__Written exercise__
Work through the entries below and report how many lines include "script". The number alone is the answer.

==== Given entries ====

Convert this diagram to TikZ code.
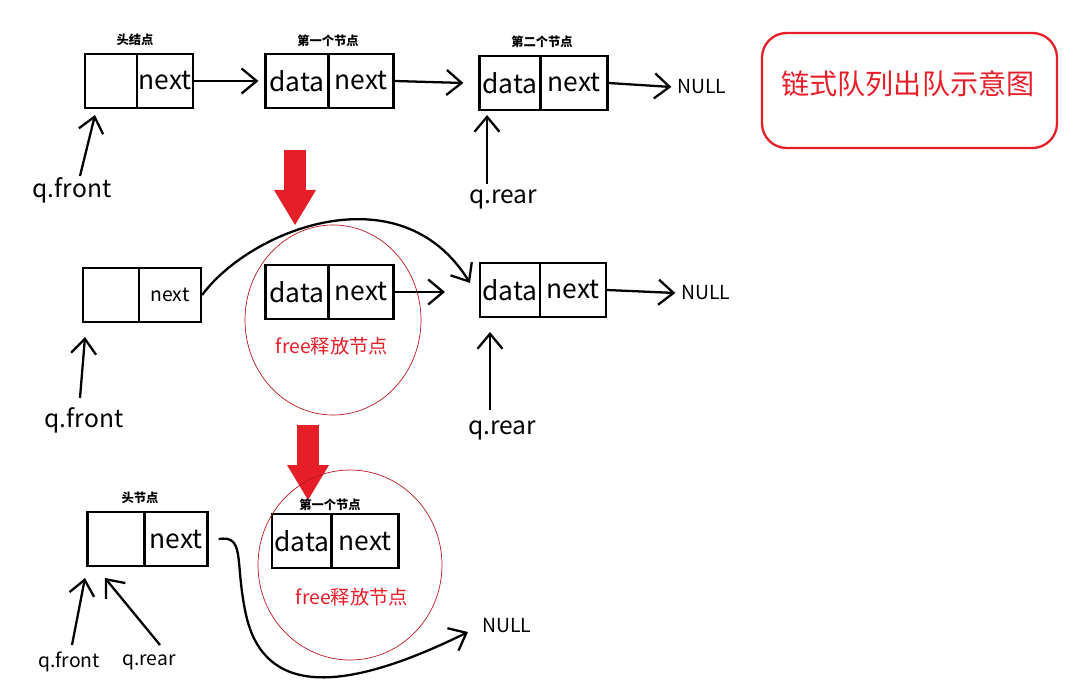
\documentclass[tikz,border=0pt]{standalone}
\usepackage{fontspec}
\setmainfont{Noto Sans CJK SC}
\usetikzlibrary{arrows.meta}
\definecolor{qred}{RGB}{230,30,40}
\tikzset{
    cell/.style={draw, line width=1.3pt, minimum height=1.08cm, inner sep=0pt, font=\fontsize{15}{15}\selectfont},
    ptr/.style={line width=1.3pt, -{Straight Barb[length=3mm, width=5mm]}},
    tag/.style={font=\bfseries\fontsize{7}{7}\selectfont},
    var/.style={font=\fontsize{14}{14}\selectfont},
    nul/.style={font=\fontsize{11}{11}\selectfont},
    freed/.style={draw=qred!80!black, thin},
}
\newcommand{\dropmark}[2]{%
    \fill[qred] (#1-11,#2) rectangle (#1+11,#2+40);
    \fill[qred] (#1-21,#2+40) -- (#1+21,#2+40) -- (#1,#2+75) -- cycle;}
\begin{document}
\begin{tikzpicture}[x=0.02cm, y=-0.02cm]
    \useasboundingbox (0,0) rectangle (1082,692);
    % row 1
    \node[cell, minimum width=1.04cm] (h1a) at (111,81) {};
    \node[cell, minimum width=1.12cm] (h1b) at (165,81) {next};
    \node[tag] (t1) at (135,40) {头结点};
    \node[cell, minimum width=1.26cm] (d1a) at (297,81) {data};
    \node[cell, minimum width=1.30cm] (d1b) at (361,81) {next};
    \node[tag] (t2) at (328,41) {第一个节点};
    \node[cell, minimum width=1.22cm] (e1a) at (510,83) {data};
    \node[cell, minimum width=1.34cm] (e1b) at (574,83) {next};
    \node[tag] (t3) at (542,42) {第二个节点};
    \node[nul] (n1) at (702,87) {NULL};
    \node[var] (f1) at (72,190) {q.front};
    \node[var] (r1) at (503,199) {q.rear};
    \coordinate (f1p) at (95,115);
    \coordinate (r1p) at (487,115);
    \draw[ptr] (h1b.east) -- ([xshift=-0.12cm]d1a.west);
    \draw[ptr] (d1b.east) -- ([xshift=-0.3cm]e1a.west);
    \draw[ptr] (e1b.east) -- (n1.west);
    \draw[ptr] (80,176) -- (f1p);
    \draw[ptr] (487,184) -- (r1p);
    \draw[qred, line width=1.3pt, rounded corners=14] (762,33) rectangle (1057,148);
    \node[qred, font=\fontsize{16}{16}\selectfont] (title) at (908,84) {链式队列出队示意图};
    \dropmark{295}{150}
    % row 2
    \node[cell, minimum width=1.12cm] (h2a) at (111,295) {};
    \node[cell, minimum width=1.24cm, font=\fontsize{11}{11}\selectfont] (h2b) at (170,295) {next};
    \node[cell, minimum width=1.26cm] (d2a) at (297,292) {data};
    \node[cell, minimum width=1.30cm] (d2b) at (361,292) {next};
    \node[cell, minimum width=1.20cm] (e2a) at (510,290) {data};
    \node[cell, minimum width=1.32cm] (e2b) at (573,290) {next};
    \node[nul] (n2) at (706,293) {NULL};
    \node[var] (f2) at (84,420) {q.front};
    \node[var] (r2) at (502,430) {q.rear};
    \coordinate (f2p) at (85,337);
    \coordinate (r2p) at (490,332);
    \draw[freed] (333,320) ellipse [x radius=88, y radius=95];
    \node[qred, font=\fontsize{11}{11}\selectfont] (free2) at (332,346) {free释放节点};
    \draw[ptr] (h2b.east) .. controls (250,230) and (400,170) .. (470,283);
    \draw[ptr] (d2b.east) -- (445,292);
    \draw[ptr] (e2b.east) -- (n2.west);
    \draw[ptr] (80,398) -- (f2p);
    \draw[ptr] (490,410) -- (r2p);
    \dropmark{308}{425}
    % row 3
    \node[cell, minimum width=1.14cm] (h3a) at (116,539) {};
    \node[cell, minimum width=1.26cm] (h3b) at (176,539) {next};
    \node[tag] (t4) at (140,498) {头节点};
    \node[cell, minimum width=1.20cm] (d3a) at (302,541) {data};
    \node[cell, minimum width=1.34cm] (d3b) at (365,541) {next};
    \node[tag] (t5) at (330,505) {第一个节点};
    \node[nul] (n3) at (507,626) {NULL};
    \node[var, font=\fontsize{11}{11}\selectfont] (f3) at (69,662) {q.front};
    \node[var, font=\fontsize{11}{11}\selectfont] (r3) at (149,662) {q.rear};
    \draw[freed] (350,565) ellipse [x radius=92, y radius=95];
    \node[qred, font=\fontsize{11}{11}\selectfont] (free3) at (352,597) {free释放节点};
    \draw[ptr] (h3b.east)++(10,0) .. controls (245,535) and (235,560) .. (245,610)
        .. controls (260,690) and (330,700) .. (468,632);
    \draw[ptr] (72,645) -- (85,578);
    \draw[ptr] (160,645) -- (105,578);
\end{tikzpicture}
\end{document}
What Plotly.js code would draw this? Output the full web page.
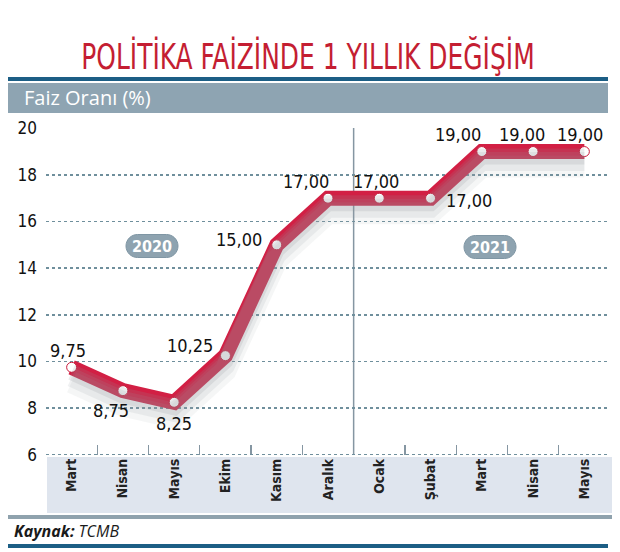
<!DOCTYPE html>
<html>
<head>
<meta charset="utf-8">
<script src="https://cdn.plot.ly/plotly-3.0.1.min.js"></script>
<style>
  html, body { margin: 0; padding: 0; background: #ffffff; }
  #chart { width: 620px; height: 552px; }
</style>
</head>
<body>
<div id="chart"></div>
<script>
// ---- data ----
const months = ["Mart", "Nisan", "Mayıs", "Ekim", "Kasım", "Aralık", "Ocak", "Şubat", "Mart", "Nisan", "Mayıs"];
const years  = ["2020", "2020", "2020", "2020", "2020", "2020", "2021", "2021", "2021", "2021", "2021"];
const rates  = [9.75, 8.75, 8.25, 10.25, 15.00, 17.00, 17.00, 17.00, 19.00, 19.00, 19.00];
const yTicks = [6, 8, 10, 12, 14, 16, 18, 20];
const titleText = "POLİTİKA FAİZİNDE 1 YILLIK DEĞİŞİM";
const unitText = "Faiz Oranı (%)";
const sourceText = "<b><i>Kaynak:</i></b><i> TCMB</i>";

// ---- styling / layout helpers ----
const W = 620, H = 552;
const L = 46, R = 10, T = 128, B = 82;
const PW = W - L - R, PH = H - T - B;
const px = x => (x - L) / PW;
const py = y => (H - B - y) / PH;
const axisBottom = py(455);

const xIdx = months.map((m, i) => i);
const labelText = rates.map(v => v.toFixed(2).replace(".", ","));
const labelShift = [[-4, 17], [-12, -20], [0, -21], [-35, 10], [-38, 5], [-22, 17],
                    [-3, 17], [38, -2], [-24, 17], [-11, 17], [-4, 17]];

const redLine = "#d21f44";
const condensed = "'DejaVu Sans Condensed', 'DejaVu Sans', sans-serif";
const boundary = years.indexOf("2021") - 0.5;

const shadowLayers = [
  { axis: "y4", color: "rgba(160,165,170,0.10)", width: 22 },
  { axis: "y3", color: "rgba(150,155,160,0.14)", width: 19 },
  { axis: "y2", color: "rgba(140,145,150,0.18)", width: 16 }
];
const traces = shadowLayers.map(s => ({
  x: xIdx, y: rates, yaxis: s.axis, mode: "lines", hoverinfo: "skip",
  line: { color: s.color, width: s.width }, showlegend: false
}));
traces.push({ x: xIdx, y: rates, mode: "lines+markers", hoverinfo: "skip",
  line: { color: redLine, width: 15 },
  marker: { color: "#ffffff", size: 10, line: { color: "#c91a3c", width: 1 } },
  showlegend: false });

const annotations = [
  { xref: "paper", yref: "paper", x: px(22), y: py(98), xanchor: "left", yanchor: "middle",
    text: unitText, showarrow: false, font: { family: "'Open Sans', sans-serif", size: 20, color: "#ffffff" } },
  { xref: "paper", yref: "paper", x: px(12), y: py(531), xanchor: "left", yanchor: "middle",
    text: sourceText, showarrow: false, font: { family: "'Open Sans', sans-serif", size: 16, color: "#1a1a1a" } },
  { xref: "paper", yref: "paper", x: px(152), y: py(246), xanchor: "center", yanchor: "middle",
    text: "<b>" + years[0] + "</b>", showarrow: false, font: { family: condensed, size: 16, color: "#ffffff" } },
  { xref: "paper", yref: "paper", x: px(490), y: py(247), xanchor: "center", yanchor: "middle",
    text: "<b>" + years[years.length - 1] + "</b>", showarrow: false, font: { family: condensed, size: 16, color: "#ffffff" } }
];
rates.forEach((v, i) => {
  annotations.push({
    x: i, y: v, xref: "x", yref: "y", text: labelText[i], showarrow: false,
    xanchor: "center", yanchor: "middle",
    xshift: labelShift[i][0], yshift: labelShift[i][1],
    font: { family: condensed, size: 18, color: "#111111" }
  });
});

function pill(xp, yp, w, h) {
  const r = h / 2, k = 0.5523 * r, a = w / 2 - r;
  const p = `M ${-a},${-r} L ${a},${-r} C ${a + k},${-r} ${a + r},${-k} ${a + r},0 ` +
            `C ${a + r},${k} ${a + k},${r} ${a},${r} L ${-a},${r} ` +
            `C ${-a - k},${r} ${-a - r},${k} ${-a - r},0 C ${-a - r},${-k} ${-a - k},${-r} ${-a},${-r} Z`;
  return { type: "path", xref: "paper", yref: "paper", xsizemode: "pixel", ysizemode: "pixel",
           xanchor: xp, yanchor: yp, path: p, fillcolor: "#8ea3b0",
           line: { color: "#7f96a4", width: 1 }, layer: "above" };
}

const shapes = [
  { type: "rect", xref: "paper", yref: "paper", x0: px(8), x1: px(608), y0: py(81), y1: py(77),
    fillcolor: "#1c5e85", line: { width: 0 } },
  { type: "rect", xref: "paper", yref: "paper", x0: px(8), x1: px(608), y0: py(113), y1: py(83),
    fillcolor: "#8ea4b2", line: { width: 0 } },
  { type: "rect", xref: "paper", yref: "paper", x0: px(47), x1: px(612), y0: py(513), y1: py(457),
    fillcolor: "#dfe5ee", line: { width: 0 }, layer: "below" },
  { type: "rect", xref: "paper", yref: "paper", x0: px(8), x1: px(612), y0: py(519), y1: py(515),
    fillcolor: "#8fa2ad", line: { width: 0 } },
  { type: "rect", xref: "paper", yref: "paper", x0: px(8), x1: px(608), y0: py(548), y1: py(544),
    fillcolor: "#1c5e85", line: { width: 0 } },
  { type: "line", xref: "paper", yref: "y", x0: 0, x1: 1, y0: yTicks[0], y1: yTicks[0],
    line: { color: "#6f8f9c", width: 1.5, dash: "dot" }, layer: "above" },
  { type: "line", xref: "x", yref: "paper", x0: boundary, x1: boundary, y0: axisBottom, y1: 1,
    line: { color: "#8596a2", width: 1.5 }, layer: "below" },
  pill(px(152), py(246), 52, 23),
  pill(px(490), py(247), 52, 23)
];

const yRange = [yTicks[0] - 0.01, yTicks[yTicks.length - 1] + 0.01];
const sh = [5, 10, 15].map(p => p / PH);
const layout = {
  width: W, height: H,
  margin: { l: L, r: R, t: T, b: B, pad: 0 },
  paper_bgcolor: "#ffffff", plot_bgcolor: "rgba(0,0,0,0)",
  showlegend: false,
  title: { text: titleText, x: 308 / W, xanchor: "center", y: 1 - 56 / H, yanchor: "middle",
           yref: "container", font: { family: condensed, size: 36, color: "#c41e32" } },
  xaxis: {
    type: "linear", range: [-0.5, months.length - 0.5],
    tickmode: "array", tickvals: xIdx, ticktext: months,
    tickangle: -90, showgrid: false, zeroline: false, showline: false,
    ticks: "", tickfont: { family: condensed, size: 14, color: "#222222", weight: "bold" },
    fixedrange: true
  },
  xaxis2: {
    overlaying: "x", range: [-0.5, months.length - 0.5], showgrid: false, zeroline: false,
    showticklabels: false, tickmode: "array", tickvals: xIdx.map(i => i - 0.5).concat([months.length - 0.5]),
    ticks: "inside", ticklen: 10, tickwidth: 1.2, tickcolor: "#8596a2", anchor: "y"
  },
  yaxis: {
    domain: [axisBottom, 1], range: yRange, tickmode: "array", tickvals: yTicks,
    showgrid: true, gridcolor: "#6f8f9c", griddash: "dot", gridwidth: 1.5,
    zeroline: false, showline: false, ticks: "", ticklabelstandoff: 8,
    tickfont: { family: condensed, size: 17, color: "#111111" }, fixedrange: true
  },
  yaxis2: { domain: [axisBottom - sh[0], 1 - sh[0]], range: yRange, visible: false, anchor: "x" },
  yaxis3: { domain: [axisBottom - sh[1], 1 - sh[1]], range: yRange, visible: false, anchor: "x" },
  yaxis4: { domain: [axisBottom - sh[2], 1 - sh[2]], range: yRange, visible: false, anchor: "x" },
  shapes: shapes,
  annotations: annotations
};

traces.push({ x: [0], y: [6], xaxis: "x2", yaxis: "y", mode: "markers",
              marker: { size: 0.1, color: "rgba(0,0,0,0)" }, hoverinfo: "skip", showlegend: false });

Plotly.newPlot("chart", traces, layout, { displayModeBar: false, staticPlot: true }).then(gd => {
  // condense the headline horizontally, like the narrow display face of the original
  const t = gd.querySelector(".g-gtitle text");
  if (t) {
    const cx = 308, sx = 0.77;
    t.setAttribute("transform", `translate(${cx},0) scale(${sx},1) translate(${-cx},0)`);
  }
});
</script>
</body>
</html>
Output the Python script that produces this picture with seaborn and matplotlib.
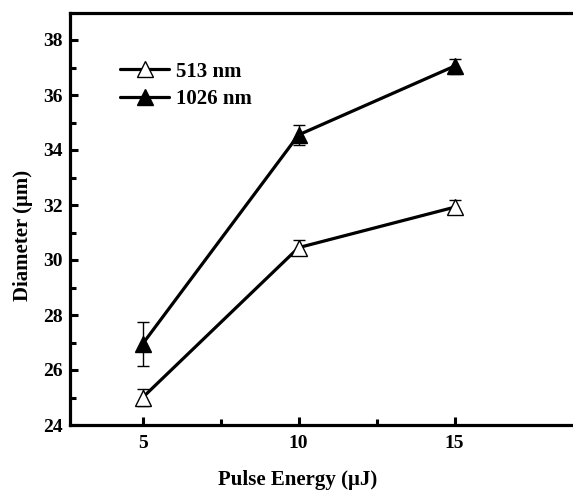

====

__Task result__
4